GALLE: The economic crisis in Sri Lanka has brought the country to a standstill. There's a shortage of essential items like fuel, medicine, and food. The president has resigned.
Despite the hardships, cricket goes on uninterrupted.
The first Test between Pakistan and Sri Lanka gets underway in Galle on Saturday.
Last weekend, as Australia played the second Test in Galle, protesters outside the stadium called for the ouster of Sri Lankan President Gotabaya Rajapaksa. An even bigger protest took place in the capital Colombo, less than one kilometer from the hotel where Pakistan's team was staying.
No protester or political party objected to cricket being played while the country was burning.
Everyone knows that cricket is essential for a country that is in a severe shortage of foreign exchange.
The Australian tour brought an estimated USD 2 million to Sri Lanka Cricket. The tourism industry also benefited with hundreds of Australian fans turning up for the matches that ended in a 1-1 draw.
While the Pakistan series will not generate as much as revenue, it needs to go on for several reasons. Sri Lanka is set to host the Asia Cup later next month and the cricket board and the government are doing their best to ensure the tournament remains on the island without being shifted to the United Arab Emirates.
Like the Australian series, the Asia Cup will make SLC richer by several million dollars and more tourists are expected to make the trip to witness one of the best rivalries in sports: India versus Pakistan.
The security detail of Pakistan had warned the team to cancel its training session in Colombo earlier this week as there was civil unrest in the capital. There are moves to shift next week's second test from Colombo to Galle.

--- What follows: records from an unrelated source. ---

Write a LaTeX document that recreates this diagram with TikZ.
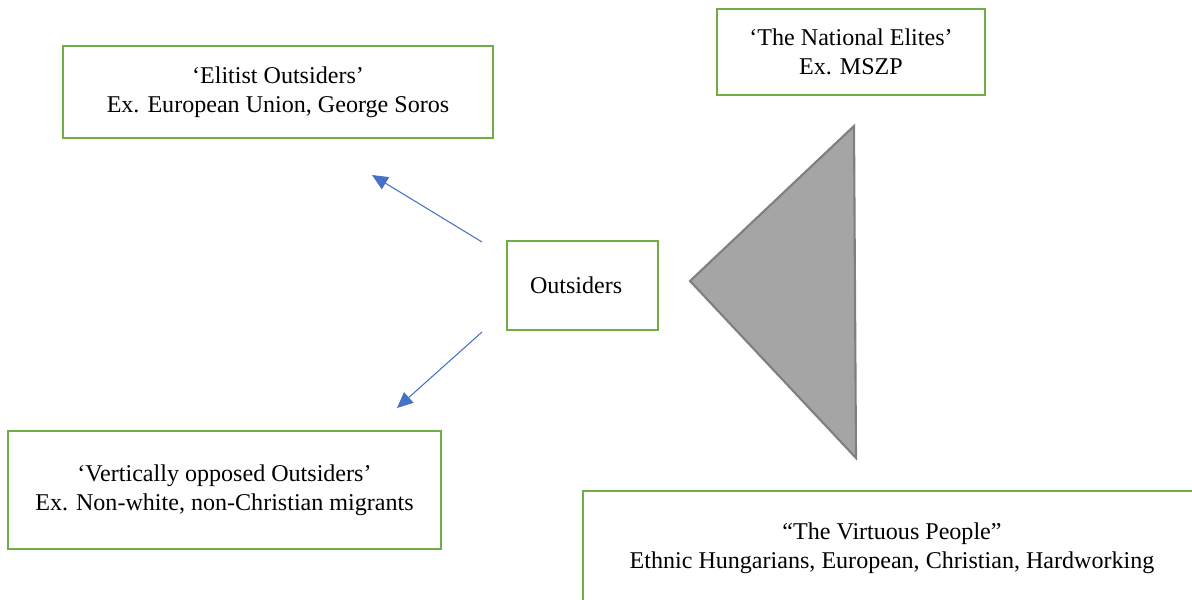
\documentclass[tikz,border=0pt]{standalone}
\usepackage{fontspec}
\setmainfont{Liberation Serif}
\usetikzlibrary{arrows.meta}
\definecolor{boxgreen}{HTML}{70AD47}
\definecolor{arrowblue}{HTML}{4472C4}
\definecolor{trifill}{HTML}{A5A5A5}
\definecolor{triedge}{HTML}{7F7F7F}
\tikzset{
  groupbox/.style={draw=boxgreen,line width=1.2pt,align=center,
    font=\fontsize{13.7}{16.5}\selectfont},
  outarrow/.style={draw=arrowblue,line width=0.6pt,-{Triangle[length=9pt,width=8pt]}}
}
\begin{document}
\begin{tikzpicture}[x=0.02cm,y=-0.02cm]
\useasboundingbox (0,0) rectangle (1192,599);
   \node[groupbox,minimum width=8.6cm,minimum height=1.84cm] at (278,92) (elitist)
      {‘Elitist Outsiders’\\Ex. European Union, George Soros};
   \node[groupbox,minimum width=5.36cm,minimum height=1.72cm] at (851,52) (elites)
      {‘The National Elites’\\Ex. MSZP};
   \node[groupbox,minimum width=3.02cm,minimum height=1.78cm,text width=2.1cm,
      align=left,inner xsep=0.42cm] at (582.5,285.5) (outsiders) {Outsiders};
   \node[groupbox,minimum width=8.66cm,minimum height=2.36cm] at (224.5,490) (vertical)
      {‘Vertically opposed Outsiders’\\Ex. Non-white, non-Christian migrants};
   \node[groupbox,minimum width=12.36cm,minimum height=2.28cm] at (892,548) (people)
      {“The Virtuous People”\\Ethnic Hungarians, European, Christian, Hardworking};

   % triangle between the elites and the people
   \draw[fill=trifill,draw=triedge,line width=1.2pt,line join=miter]
      (690,281) -- (854,126) -- (856,458) -- cycle;

   \coordinate (up start) at (482,242);
   \coordinate (up end) at (372,175);
   \coordinate (down start) at (482,332);
   \coordinate (down end) at (397,408);
   \draw[outarrow] (up start) -- (up end);
   \draw[outarrow] (down start) -- (down end);
\end{tikzpicture}
\end{document}
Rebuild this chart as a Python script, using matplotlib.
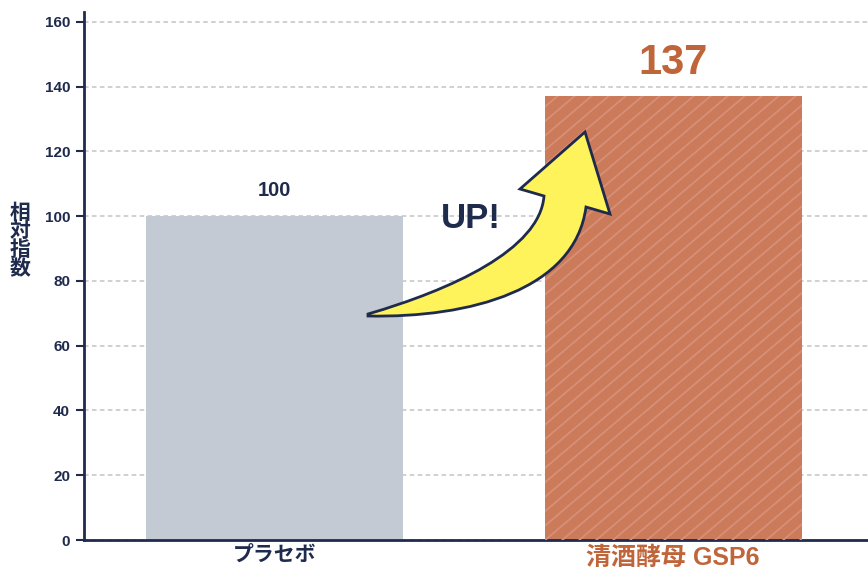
import matplotlib.pyplot as plt
from matplotlib.path import Path
from matplotlib.patches import PathPatch
from matplotlib.lines import Line2D

plt.rcParams['font.family'] = ['Liberation Sans', 'Noto Sans CJK JP', 'DejaVu Sans']

# データ
categories = ['プラセボ', '清酒酵母 GSP6']
values = [100, 137]
value_labels = ['100', '137']
yticks = [0, 20, 40, 60, 80, 100, 120, 140, 160]

navy = '#1F2B4D'
orange = '#C0653A'
bar_gray = '#C3CAD4'
bar_orange = '#CB7B5A'

fig = plt.figure(figsize=(8.68, 5.7), dpi=100)
ax = fig.add_axes([84 / 868, 1 - 540 / 570, 1 - 84 / 868, (540 - 12) / 570])

x = [0, 1]
ax.bar(x[0], values[0], width=0.645, color=bar_gray, zorder=2)
bars = ax.bar(x[1], values[1], width=0.645, color=bar_orange, linewidth=0, zorder=2)

ax.set_xlim(-0.478, 1.489)
ax.set_ylim(0, 163)
ax.set_yticks(yticks)
ax.yaxis.grid(True, linestyle=(0, (3, 2.2)), color='#C4C4C4', linewidth=1.1, zorder=0)
ax.set_axisbelow(True)

# 斜線 (ピクセル間隔 17px, バーでクリップ)
rect = bars[0]
for k in range(-40, 60):
    x0 = k * 17
    ln = Line2D([x0 / 868, (x0 + 600) / 868], [0, 510 / 570], transform=fig.transFigure,
                color='#D88F78', linewidth=1.3, zorder=3)
    ln.set_clip_path(rect)
    fig.add_artist(ln)

for s in ['top', 'right']:
    ax.spines[s].set_visible(False)
for s in ['left', 'bottom']:
    ax.spines[s].set_color(navy)
    ax.spines[s].set_linewidth(2)

ax.tick_params(axis='y', colors=navy, length=6, width=1.5, pad=4)
for lbl in ax.get_yticklabels():
    lbl.set_fontweight('bold')
    lbl.set_fontsize(11)
    lbl.set_color(navy)

ax.set_xticks(x)
ax.set_xticklabels(categories)
ax.tick_params(axis='x', length=0, pad=4)
xl = ax.get_xticklabels()
xl[0].set_color(navy)
xl[0].set_fontsize(15)
xl[0].set_fontweight('bold')
xl[1].set_color(orange)
xl[1].set_fontsize(18)
xl[1].set_fontweight('bold')

# 値ラベル
ax.text(x[0], values[0] + 5, value_labels[0], ha='center', va='bottom',
        fontsize=14.5, fontweight='bold', color=navy)
ax.text(x[1], values[1] + 4, value_labels[1], ha='center', va='bottom',
        fontsize=30, fontweight='bold', color=orange)

# 縦書きの軸ラベル
fig.text(20 / 868, 1 - 241 / 570, '\n'.join('相対指数'), ha='center', va='center',
         fontsize=15, fontweight='bold', color=navy, linespacing=0.95)

# 矢印 (ピクセル座標 → 図座標)
pts = [(368, 314), (450, 290), (540, 250), (544, 196),
       (520, 189), (585, 132), (610, 214), (586, 207),
       (575, 290), (470, 318), (368, 316), (368, 314)]
codes = [Path.MOVETO, Path.CURVE4, Path.CURVE4, Path.CURVE4,
         Path.LINETO, Path.LINETO, Path.LINETO, Path.LINETO,
         Path.CURVE4, Path.CURVE4, Path.CURVE4, Path.CLOSEPOLY]
verts = [(px / 868, 1 - py / 570) for px, py in pts]
arrow = PathPatch(Path(verts, codes), transform=fig.transFigure,
                  facecolor='#FFF35C', edgecolor=navy, linewidth=2,
                  joinstyle='miter', zorder=5)
fig.patches.append(arrow)

fig.text(471 / 868, 1 - 218 / 570, 'UP!', ha='center', va='center',
         fontsize=25, fontweight='bold', color=navy)

fig.savefig('out.png', dpi=100)
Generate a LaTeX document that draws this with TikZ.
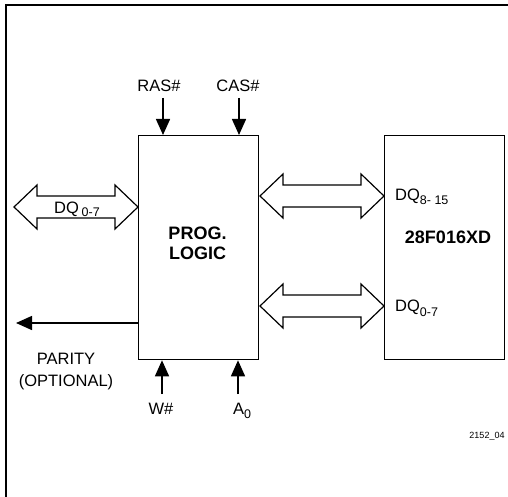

''When we landed the situation was different but the Sri Lankan board and the security looked after us and that was helpful,'' Pakistan captain Babar Azam told reporters. ''We didn't feel that anything could hurt us. We had a good practice game in Colombo and we are looking forward to the series.'' Sri Lanka had won the second test against Australia by an innings and 39 runs having lost the first game by 10 wickets. Spin played a big role in that win earlier this week and skipper Dimuth Karunaratne expected a tougher contest against Pakistan.
''They're a different team. They are good against the spin. They have done well here on previous tours,'' Karunaratne said.
These are two evenly balanced teams with Pakistan No. 6 in ICC Test Rankings and Sri Lanka one spot lower.
Sri Lanka will be without opening batsman Pathum Nissanka after he tested positive for COVID-19; he's expected to be replaced by Oshada Fernando. Dhananjaya de Silva returns after having missed the second test against Australia also due to COVID. He's expected to replace Kamindu Mendis, who made a half-century on his debut.
For Pakistan, leg-spinner Yasir Shah is likely to make a comeback in the first test. The 36-year-old hasn't played international cricket in a year due to injuries. He would be quite a handful in these conditions having picked up 24 wickets in the three test series when Pakistan last toured here in 2015.